New Report Finds Australian Cruise Industry Continues to Generate Significant National and Regional Economic Activity
Cruise tourism continues to deliver enormous value to the Australian economy to the tune of nearly $5 billion annually, according to a new assessment of the economic impact of the cruise industry in Australia.
Commissioned by Cruise Lines International Association (CLIA) Australasia and the Australian Cruise Association (ACA), the new independent assessment by AEC Group revealed that cruise tourism was worth $4.8 billion to the Australian economy in direct and indirect economic output during the 2017-18 financial year.
The report revealed that 1236 ship visits led to 3.5 million passenger and crew visit days which raised $2.3 billion in direct economic output and $2.5 billion in indirect and induced output, as well as $2.6 billion in value added dollars.
In terms of employment, more than 17,000 full time jobs were supported by the direct expenditure of cruise passengers, crew and cruise lines in Australia, while wages added $1.4 billion to the economy.
In announcing the new collaborative economic impact assessment today, Joel Katz, Managing Director of CLIA Australasia revealed that the new report resets the base assumptions and data collection strategy in line with what is now a significantly more mature local cruise industry, and to align with the needs of local port and destination stakeholders.
Previously, CLIA Australasia and ACA produced separate economic impact reports based on different underlying assumptions and methodologies. In line with a new MOU between CLIA and ACA signed late last year, the two associations worked with AEC Group to redevelop the Australian Economic Impact Assessment report, drawing on additional local data to create a more accurate model that ensures a better understanding of the size, growth and economic significance of cruise tourism in Australia.
“The new economic assessment found that the cruise industry continues to make significant contributions to Australia’s economy and will continue to have a positive economic benefit if the industry is able to achieve sustainable growth in the coming years,” Mr Katz said. “Each year more Australians are choosing a cruise holiday and we’re also seeing more cruise passengers opting to sail in local waters which means they’re spending more time ashore visiting regional ports. This all translates into significant economic benefits for businesses and communities far beyond our ships and ports.
“The industry contributes around $5 billion to Australia’s economy but there is potential for much more. With the nation’s cruise gateways at crisis point, we need to find solutions to capacity constraints to ensure strong economic growth into the future. Australia is one of the world’s most appealing cruise destinations and more Australians cruise than anywhere else in the world. For Australia to cash in on this appeal, we need to make room for more ships. If key ports are full, cruise lines will be discouraged from sending their ships to our shores.”
Jill Abel, CEO of the Australian Cruise Association, said that the numbers provided compelling evidence of the value of the cruise industry and how crucial its continued growth is to the economy.
“In a positive step forward for the industry, ACA and CLIA have worked together to produce a single economic report that supports stakeholders in their efforts to deliver cruise infrastructure projects at ports and destinations around the country,” Ms Abel said.
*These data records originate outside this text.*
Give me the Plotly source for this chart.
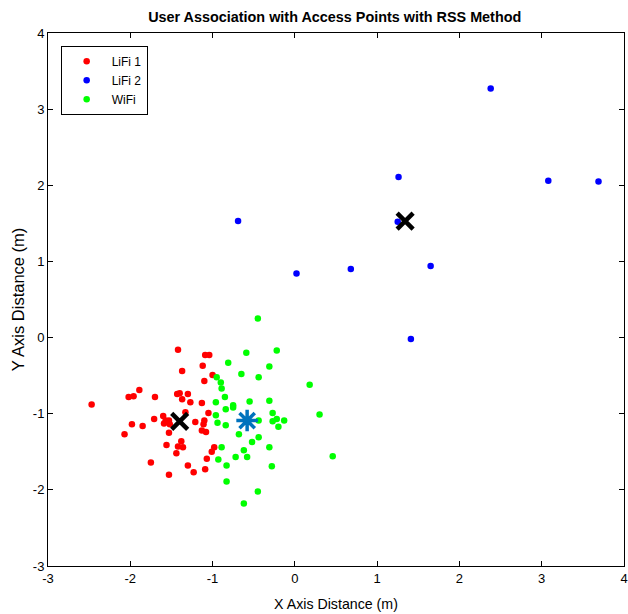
import plotly.graph_objects as go

# Users associated with LiFi AP 1
lifi1_x = [-1.42, -1.09, -1.04, -1.12, -1.37, -1.00, -1.10, -1.89, -2.02, -1.96,
           -1.70, -1.43, -1.40, -1.30, -1.37, -1.27, -1.13, -2.47, -1.33, -1.05,
           -1.60, -1.53, -1.59, -1.52, -1.57, -1.71, -1.21, -1.10, -1.11, -1.98,
           -1.85, -2.07, -1.13, -1.08, -1.53, -1.38, -1.56, -1.42, -1.36, -0.98,
           -1.01, -1.44, -1.07, -1.75, -1.30, -1.53, -1.23, -1.09]
lifi1_y = [-0.16, -0.23, -0.23, -0.37, -0.44, -0.49, -0.57, -0.69, -0.78, -0.77,
           -0.78, -0.74, -0.73, -0.74, -0.81, -0.85, -0.86, -0.88, -0.98, -0.99,
           -1.03, -1.09, -1.13, -1.14, -1.09, -1.07, -1.11, -1.09, -1.14, -1.14,
           -1.16, -1.27, -1.22, -1.24, -1.25, -1.36, -1.41, -1.43, -1.44, -1.44,
           -1.50, -1.52, -1.59, -1.64, -1.68, -1.80, -1.77, -1.73]

# Users associated with LiFi AP 2
lifi2_x = [2.38, 1.26, 3.08, 3.69, -0.69, 1.25, 0.02, 0.68, 1.65, 1.41]
lifi2_y = [3.27, 2.11, 2.06, 2.05, 1.53, 1.52, 0.84, 0.90, 0.94, -0.02]

# Users associated with the WiFi AP
wifi_x = [-0.45, -0.59, -0.22, -0.81, -0.31, -0.65, -0.44, -0.95, -0.90, -0.89,
          0.18, -0.85, -0.55, -0.31, -0.96, -0.84, -0.75, -0.75, -0.27, 0.30,
          -0.96, -0.44, -0.27, -0.22, -0.13, -0.94, -0.84, -0.20, -0.68, -0.44,
          -0.52, -0.89, -0.31, -0.62, 0.46, -0.72, -0.58, -0.93, -0.83, -0.28,
          -0.83, -0.45, -0.62]
wifi_y = [0.25, -0.20, -0.17, -0.33, -0.38, -0.48, -0.52, -0.52, -0.59, -0.67,
          -0.62, -0.78, -0.84, -0.83, -0.85, -0.94, -0.89, -0.92, -0.99, -1.01,
          -1.02, -1.09, -1.10, -1.07, -1.09, -1.12, -1.15, -1.17, -1.27, -1.31,
          -1.37, -1.44, -1.44, -1.48, -1.56, -1.57, -1.57, -1.60, -1.68, -1.69,
          -1.89, -2.02, -2.18]

# Access point locations
lifi_ap_x = [-1.40, 1.34]
lifi_ap_y = [-1.10, 1.53]
wifi_ap_x = [-0.58]
wifi_ap_y = [-1.09]

x_ticks = [-3, -2, -1, 0, 1, 2, 3, 4]
y_ticks = [-3, -2, -1, 0, 1, 2, 3, 4]

FONT = "Liberation Sans, Arial, sans-serif"

fig = go.Figure()
dot = dict(symbol="circle", size=6.5, line=dict(width=0))
fig.add_trace(go.Scatter(x=lifi1_x, y=lifi1_y, mode="markers", name="LiFi 1",
                         marker=dict(color="#FF0000", **dot)))
fig.add_trace(go.Scatter(x=lifi2_x, y=lifi2_y, mode="markers", name="LiFi 2",
                         marker=dict(color="#0000FF", **dot)))
fig.add_trace(go.Scatter(x=wifi_x, y=wifi_y, mode="markers", name="WiFi",
                         marker=dict(color="#00FF00", **dot)))
fig.add_trace(go.Scatter(x=lifi_ap_x, y=lifi_ap_y, mode="markers", showlegend=False,
                         marker=dict(symbol="x-thin-open", size=16,
                                     color="black", line=dict(width=4.5, color="black"))))
fig.add_trace(go.Scatter(x=wifi_ap_x, y=wifi_ap_y, mode="markers", showlegend=False,
                         marker=dict(symbol="asterisk-open", size=18,
                                     color="#0072BD", line=dict(width=3.5, color="#0072BD"))))

axis_common = dict(
    showgrid=False, zeroline=False, showline=True, linecolor="black", linewidth=1,
    mirror="ticks", ticks="inside", ticklen=5, tickcolor="black", tickwidth=1,
    tickfont=dict(family=FONT, size=13, color="black"), automargin=False,
)
fig.update_xaxes(range=[-3, 4], tickvals=x_ticks, ticktext=[str(v) for v in x_ticks],
                 title=dict(text="X Axis Distance (m)", standoff=14,
                            font=dict(family=FONT, size=14.2, color="black")),
                 **axis_common)
fig.update_yaxes(range=[-3, 4], tickvals=y_ticks, ticktext=[str(v) for v in y_ticks],
                 title=dict(text="Y Axis Distance (m)", standoff=4,
                            font=dict(family=FONT, size=16.5, color="black")),
                 **axis_common)

fig.update_layout(
    width=628, height=614,
    margin=dict(l=48, r=4, t=33, b=48, autoexpand=False),
    paper_bgcolor="white", plot_bgcolor="white",
    title=dict(text="<b>User Association with Access Points with RSS Method</b>",
               x=0.533, xanchor="center", y=0.972, yanchor="middle",
               font=dict(family=FONT, size=14.4, color="black")),
    legend=dict(x=0.022, y=0.976, xanchor="left", yanchor="top",
                bordercolor="black", borderwidth=1, bgcolor="white",
                font=dict(family=FONT, size=12, color="black"),
                tracegroupgap=0, itemwidth=40),
    showlegend=True,
)

fig.write_html("out.html")
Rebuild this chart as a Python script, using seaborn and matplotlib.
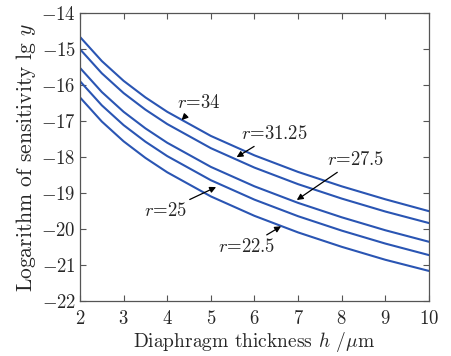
import matplotlib
matplotlib.use("Agg")
from matplotlib import pyplot as plt
import seaborn as sns
import pandas as pd

# thickness h (um) and lg y
h = [2, 2.5, 3, 3.5, 4, 5, 6, 7, 8, 9, 10]
r_labels = ["34", "31.25", "27.5", "25", "22.5"]
lg_r34 = [-14.66, -15.33, -15.88, -16.34, -16.74, -17.41, -17.95, -18.41, -18.81, -19.17, -19.50]
lg_r3125 = [-15.00, -15.67, -16.22, -16.68, -17.08, -17.75, -18.29, -18.75, -19.15, -19.51, -19.83]
lg_r275 = [-15.52, -16.19, -16.74, -17.20, -17.60, -18.27, -18.81, -19.27, -19.67, -20.03, -20.35]
lg_r25 = [-15.89, -16.56, -17.11, -17.57, -17.97, -18.64, -19.18, -19.64, -20.04, -20.40, -20.72]
lg_r225 = [-16.34, -17.01, -17.56, -18.02, -18.42, -19.09, -19.63, -20.09, -20.49, -20.85, -21.16]

series = [lg_r34, lg_r3125, lg_r275, lg_r25, lg_r225]
rows = []
for lab, ys in zip(r_labels, series):
    for x, y in zip(h, ys):
        rows.append({"h": x, "lgy": y, "r": lab})
df = pd.DataFrame(rows)

sns.set_style("ticks")
plt.rcParams["font.family"] = "serif"
plt.rcParams["font.serif"] = ["cmr10", "DejaVu Serif"]
plt.rcParams["mathtext.fontset"] = "cm"
plt.rcParams["axes.formatter.use_mathtext"] = True

fig = plt.figure(figsize=(4.52, 3.56), dpi=100)
ax = fig.add_axes([0.177, 0.154, 0.772, 0.809])
blue = "#2a55b3"
sns.lineplot(data=df, x="h", y="lgy", hue="r", palette=[blue] * 5,
             linewidth=1.5, legend=False, ax=ax)

ax.set_xlim(2, 10)
ax.set_ylim(-22, -14)
ax.set_xticks(range(2, 11))
ax.set_yticks(range(-22, -13))
ax.tick_params(direction="in", top=True, right=True, labelsize=13.5,
               length=4, color="#555555", pad=3)
ax.tick_params(axis="x", pad=6)
for s in ax.spines.values():
    s.set_color("#555555")
    s.set_linewidth(0.9)
ax.set_xlabel(r"Diaphragm thickness $h$ /$\mu$m", fontsize=14, labelpad=2)
ax.set_ylabel(r"Logarithm of sensitivity lg $y$", fontsize=15.5, labelpad=2)

arrow = dict(arrowstyle="-|>", color="black", lw=0.9, mutation_scale=9,
             shrinkA=0, shrinkB=0)
fs = 13.5
ax.annotate(r"$r$=34", xy=(4.33, -16.97), xytext=(4.71, -16.5),
            ha="center", va="center", fontsize=fs, arrowprops=arrow)
ax.annotate(r"$r$=31.25", xy=(5.59, -18.0), xytext=(6.45, -17.36),
            ha="center", va="center", fontsize=fs, arrowprops=arrow)
ax.annotate(r"$r$=27.5", xy=(6.97, -19.19), xytext=(8.31, -18.08),
            ha="center", va="center", fontsize=fs, arrowprops=arrow)
ax.annotate(r"$r$=25", xy=(5.12, -18.83), xytext=(3.95, -19.5),
            ha="center", va="center", fontsize=fs, arrowprops=arrow)
ax.annotate(r"$r$=22.5", xy=(6.61, -19.92), xytext=(5.81, -20.5),
            ha="center", va="center", fontsize=fs, arrowprops=arrow)

fig.savefig("out.png", dpi=100)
“As the global cruise industry continues to grow and expand into new destinations, Australia remains a vibrant hub for cruising. We are now seeing this benefit our country’s major gateway cities as well as fast-growing regional ports such as Broome, Cairns and Eden which are benefiting from infrastructure and destination development.”
Other key highlights of the Australian Economic Impact Assessment include:
- Cruise passengers embarking or disembarking spent nearly $1.2 billion in Australian port cities. Transit passengers spent $171 million in the ports they visited.
- Domestic passengers spent $934 million in Australian port destinations, with international passengers spending $257 million.
- Accommodation, transport, food and beverage, and shore excursions, accounted for almost 78 per cent of total passenger onshore expenditures, valued at more than $900 million.
- Retail shopping by passengers onshore accounted for 11.3 per cent of total spend at $134 million.
- On average, an international cruise passenger spent $590 per day, pre or post cruise, and $215 per day in transit ports. Domestic cruise passengers spent $447 per day, pre or post cruise, and $165 per day in transit ports.
- Crew spent $37 million at Australian cruise ports with an average expenditure of $101 per crew visit ashore.
- Operating expenses accounted for 82 per cent of cruise line expenditure with
- port charges, food and beverages, fuel, and travel agent commissions accounting for most (69 per cent) of these costs at $710 million.
- The economic contribution of cruise tourism was concentrated in four states with NSW, Queensland, Victoria and Western Australia accounting for 92 per cent of economic output.
- New South Wales was the biggest contributor with almost $2.8 billion flowing into the national economy, followed by Queensland with more than $1 billion, and Victoria and Western Australia with $317 million and $276 million respectively.